No vermelho, mas com ritmo de queda menor
As vendas da indústria gaúcha acumulam perda de 18% no período de 16 de março a 15 de maio, frente a igual período do ano passado, aponta balanço da Receita Estadual. O tombo reflete os impactos do isolamento social para frear o avanço do coronavírus.
Apesar do desempenho negativo nesta comparação, números semanais indicam redução no nível de queda dos negócios. Segundo a Receita Estadual, entre os dias 9 e 15 de maio, as vendas do setor registraram baixa de 7% em relação a 2019. Trata-se do menor recuo semanal desde o início da crise.

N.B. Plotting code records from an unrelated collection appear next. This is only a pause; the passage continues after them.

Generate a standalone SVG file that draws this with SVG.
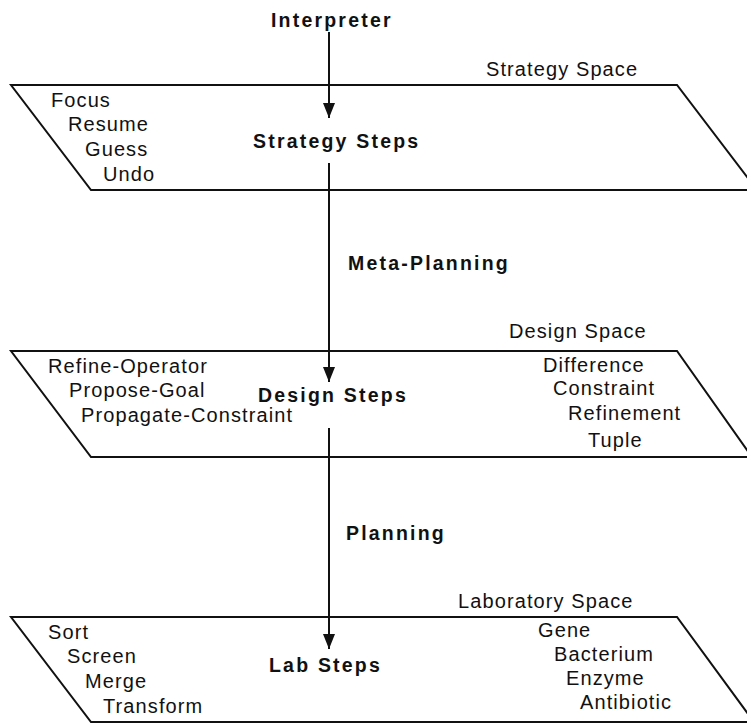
<svg xmlns="http://www.w3.org/2000/svg" width="747" height="724" viewBox="0 0 747 724">
  <style>
    .plane { fill: none; stroke: #111; stroke-width: 2; stroke-linejoin: miter; }
    .flow { stroke: #111; stroke-width: 2; fill: none; }
    .item { font-family: "Liberation Sans", Arial, Helvetica, sans-serif; font-size: 20px; letter-spacing: 1.1px; fill: #111; }
    .title { font-family: "Liberation Sans", Arial, Helvetica, sans-serif; font-size: 19.5px; font-weight: bold; letter-spacing: 2.2px; fill: #111; }
  </style>
  <defs>
    <marker id="head" markerUnits="userSpaceOnUse" markerWidth="12" markerHeight="15" refX="6" refY="15" orient="0" viewBox="0 0 12 15">
      <path d="M0,0 L12,0 L6,15 Z" fill="#111"/>
    </marker>
  </defs>
  <rect width="747" height="724" fill="#fff"/>

  <!-- Strategy level -->
  <g id="strategy-space">
    <path class="plane" d="M11,85 H677 L757,190 H91 Z"/>
    <text class="item" x="486" y="76">Strategy Space</text>
    <text class="title" x="253" y="148">Strategy Steps</text>
    <text class="item" x="51" y="107">Focus</text>
    <text class="item" x="68" y="131">Resume</text>
    <text class="item" x="85" y="156">Guess</text>
    <text class="item" x="103" y="181">Undo</text>
  </g>

  <!-- Design level -->
  <g id="design-space">
    <path class="plane" d="M11,351 H677 L752,457 H91 Z"/>
    <text class="item" x="509" y="338">Design Space</text>
    <text class="title" x="258" y="402">Design Steps</text>
    <text class="item" x="48" y="373">Refine-Operator</text>
    <text class="item" x="69" y="397">Propose-Goal</text>
    <text class="item" x="81" y="422">Propagate-Constraint</text>
    <text class="item" x="543" y="372">Difference</text>
    <text class="item" x="553" y="395">Constraint</text>
    <text class="item" x="568" y="420">Refinement</text>
    <text class="item" x="588" y="447">Tuple</text>
  </g>

  <!-- Laboratory level -->
  <g id="laboratory-space">
    <path class="plane" d="M11,617 H677 L754,722 H91 Z"/>
    <text class="item" x="458" y="608">Laboratory Space</text>
    <text class="title" x="269" y="672">Lab Steps</text>
    <text class="item" x="48" y="639">Sort</text>
    <text class="item" x="67" y="663">Screen</text>
    <text class="item" x="85" y="688">Merge</text>
    <text class="item" x="103" y="713">Transform</text>
    <text class="item" x="538" y="637">Gene</text>
    <text class="item" x="554" y="661">Bacterium</text>
    <text class="item" x="566" y="685">Enzyme</text>
    <text class="item" x="580" y="709">Antibiotic</text>
  </g>

  <!-- Control flow between levels -->
  <g id="connectors">
    <text class="title" x="271" y="27">Interpreter</text>
    <line class="flow" x1="329" y1="32" x2="329" y2="118" marker-end="url(#head)"/>
    <line class="flow" x1="329" y1="163" x2="329" y2="382" marker-end="url(#head)"/>
    <text class="title" x="348" y="270">Meta-Planning</text>
    <line class="flow" x1="329" y1="428" x2="329" y2="649" marker-end="url(#head)"/>
    <text class="title" x="346" y="540">Planning</text>
  </g>
</svg>
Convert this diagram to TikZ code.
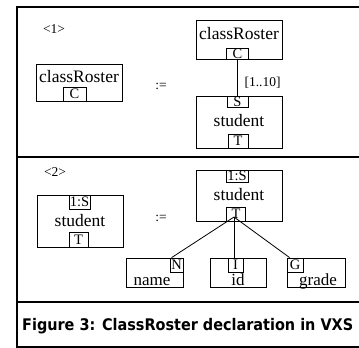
\documentclass[tikz,border=0pt]{standalone}
\usepackage{fontspec}
\usepackage{graphicx}
\setmainfont{Liberation Serif}
\newfontfamily\captfont{DejaVu Sans}
\tikzset{
  frameline/.style={line width=1.3pt},
  bigbox/.style={draw, line width=0.8pt, inner sep=0pt, minimum width=86pt},
  tagbox/.style={draw, line width=0.8pt, inner sep=0pt, font=\fontsize{14.5}{14.5}\selectfont},
  leafbox/.style={draw, line width=0.8pt, inner sep=0pt, minimum height=29pt},
  bigtext/.style={inner sep=0pt, anchor=base, font=\fontsize{17.5}{17.5}\selectfont},
  leaftext/.style={inner sep=0pt, anchor=base, font=\fontsize{17}{17}\selectfont},
  smalltext/.style={inner sep=0pt, font=\fontsize{13.5}{13.5}\selectfont},
  conn/.style={line width=0.8pt}
}
\begin{document}
\begin{tikzpicture}[x=1pt,y=-1pt]
\useasboundingbox (0,0) rectangle (359,348);
% frame
\draw[frameline] (359,7) -- (17,7) -- (17,347) -- (359,347);
\draw[frameline] (17,157) -- (359,157);
\draw[frameline] (17,302) -- (359,302);

% ---------- panel 1 ----------
\node[smalltext] (lab1) at (54,29) {<1>};
\node[bigbox, minimum height=37pt] (crA) at (79,82.5) {};
\node[bigtext] (crAt) at (79,82) {classRoster};
\node[tagbox, minimum width=23pt, minimum height=14pt] (cA) at (74.5,94) {C};
\node[smalltext] (def1) at (161,86) {:=};

\node[bigbox, minimum height=39pt] (crB) at (239,39.5) {};
\node[bigtext] (crBt) at (239,39) {classRoster};
\node[tagbox, minimum width=22pt, minimum height=11pt] (cB) at (237.5,53.5) {C};
\node[bigbox, minimum height=52pt] (stB) at (239,122) {};
\node[tagbox, minimum width=21pt, minimum height=11pt] (sB) at (237.5,101.5) {S};
\node[bigtext] (stBt) at (239,126) {student};
\node[tagbox, minimum width=20pt, minimum height=14pt] (tB) at (238,141) {T};
\draw[conn] (cB.south) -- (sB.north);
\node[smalltext] (mult) at (262.5,83) {[1..10]};

% ---------- panel 2 ----------
\node[smalltext] (lab2) at (55,172) {<2>};
\node[bigbox, minimum height=52pt] (stC) at (80,221) {};
\node[tagbox, minimum width=21pt, minimum height=14pt] (sC) at (79.5,202) {1:S};
\node[bigtext] (stCt) at (80,226) {student};
\node[tagbox, minimum width=19pt, minimum height=15pt] (tC) at (78.5,239.5) {T};
\node[smalltext] (def2) at (161,218) {:=};

\node[bigbox, minimum height=51pt] (stD) at (239,195.5) {};
\node[tagbox, minimum width=22pt, minimum height=12pt] (sD) at (237,176) {1:S};
\node[bigtext] (stDt) at (239,200) {student};
\node[tagbox, minimum width=19pt, minimum height=14pt] (tD) at (236,214) {T};

\node[leafbox, minimum width=57pt] (nm) at (154.5,272.5) {};
\node[tagbox, minimum width=13pt, minimum height=14pt] (nT) at (176.5,265) {N};
\node[leaftext] (nmt) at (152,285) {name};

\node[leafbox, minimum width=56pt] (id) at (238,272.5) {};
\node[tagbox, minimum width=15pt, minimum height=14pt] (iT) at (235.5,265) {I};
\node[leaftext] (idt) at (238,285.5) {id};

\node[leafbox, minimum width=58pt] (gr) at (316,272.5) {};
\node[tagbox, minimum width=16pt, minimum height=14pt] (gT) at (295,265) {G};
\node[leaftext] (grt) at (318,285) {grade};

\coordinate (tj) at (234,217);
\draw[conn] (tj) -- ([xshift=2pt]nT.north west);
\draw[conn] (tj) -- (iT.north -| tj);
\draw[conn] (tj) -- ([xshift=3pt]gT.north west);

% ---------- caption ----------
\node[inner sep=0pt, anchor=base west] (cap) at (22,330)
  {\resizebox{331pt}{\height}{\captfont\bfseries\fontsize{16}{16}\selectfont Figure 3: ClassRoster declaration in VXS}};
\end{tikzpicture}
\end{document}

No recorte anterior, de 2 a 8 de maio, a queda havia sido de 15%. Entre 28 de março e 3 de abril, as fábricas chegaram a amargar tombo de 41%, o maior desde o início da pandemia. Os prejuízos da indústria só não têm sido maiores devido ao comportamento dos ramos de alimentos e itens de higiene. O segmento de carne suína registrou o principal avanço até agora. No acumulado, a elevação alcançou a marca de 44%.
Além da demanda interna, o ramo de carne suína vem sendo beneficiado pelo crescimento das exportações. Os embarques em alta têm relação com o apetite da China, ainda prejudicada pela peste suína africana, explica Rogério Kerber, diretor-executivo do Sindicato das Indústrias de Produtos Suínos do Rio Grande do Sul (Sips). Com o problema sanitário, o país asiático reforçou as compras no Estado.
No acumulado de janeiro a abril, as exportações de carne de porco congelada, fresca ou refrigerada tiveram salto de 73%, somando
US$ 168 milhões, conforme a Fiergs. Apesar do avanço nos negócios, a operação de frigoríficos instalados no Rio Grande do Sul foi abalada nas últimas semanas em razão do coronavírus.
Unidades chegaram a ser paralisadas devido à contaminação de trabalhadores.
– Estamos vivendo uma situação desafiadora com o coronavírus. O setor precisou se adaptar a isso – afirma Kerber.
Plano revisto para manter operações e empregos
Uma das marcas mais conhecidas do Rio Grande do Sul, a Tramontina revisou investimentos previstos para 2020 em razão da crise do coronavírus. Segundo o diretor industrial da empresa, José Paulo Medeiros, a medida faz parte da estratégia para preservar operações e empregos em meio à pandemia. Renegociações com fornecedores e clientes também foram adotadas.
Nascida em Carlos Barbosa, a companhia tem 5,7 mil funcionários em unidades na Serra. No total, incluindo atividades no Exterior, o número salta para 8,5 mil.
— Revisamos investimentos previstos para este ano. O que é necessário, deixamos. Fizemos nova leitura sobre aquilo que poderia ser postergado. A soma das nossas ações garantiu que a empresa continuasse operando, sem cortar nenhum funcionário — pontua Medeiros.
Com a chegada da covid-19 ao Estado, a Tramontina paralisou as atividades na reta final de março. A volta ao trabalho ocorreu em 13 de abril, acompanhada de medidas de proteção contra o vírus. Máscaras e álcool gel foram distribuídos aos trabalhadores. Além disso, o espaçamento entre funcionários ficou maior nas linhas de produção. Parte das equipes, como a do departamento de tecnologia da informação (TI), segue em home office, acrescenta Medeiros.
— No início, tudo foi novo. Ao longo das últimas semanas, aprendemos muito. Conseguimos passar pela fase inicial — descreve.
Cenário
A Tramontina exporta para 120 países. Como parte das nações já atravessou a fase mais crítica da pandemia, espera-se melhora gradual nas vendas externas, avalia o diretor. Ao analisar o cenário local, Medeiros elogia o plano de reabertura da economia gaúcha. Em vigor desde o último dia 11, o modelo elaborado pelo governo do Estado permite o funcionamento de setores conforme o quadro epidemiológico das regiões.
— O plano de distanciamento controlado no Rio Grande do Sul é bem interessante. Traz um pouco de tranquilidade para um momento de incertezas. Há um modelo em vigor, e as empresas têm de se adaptar a ele — conta o diretor industrial da Tramontina.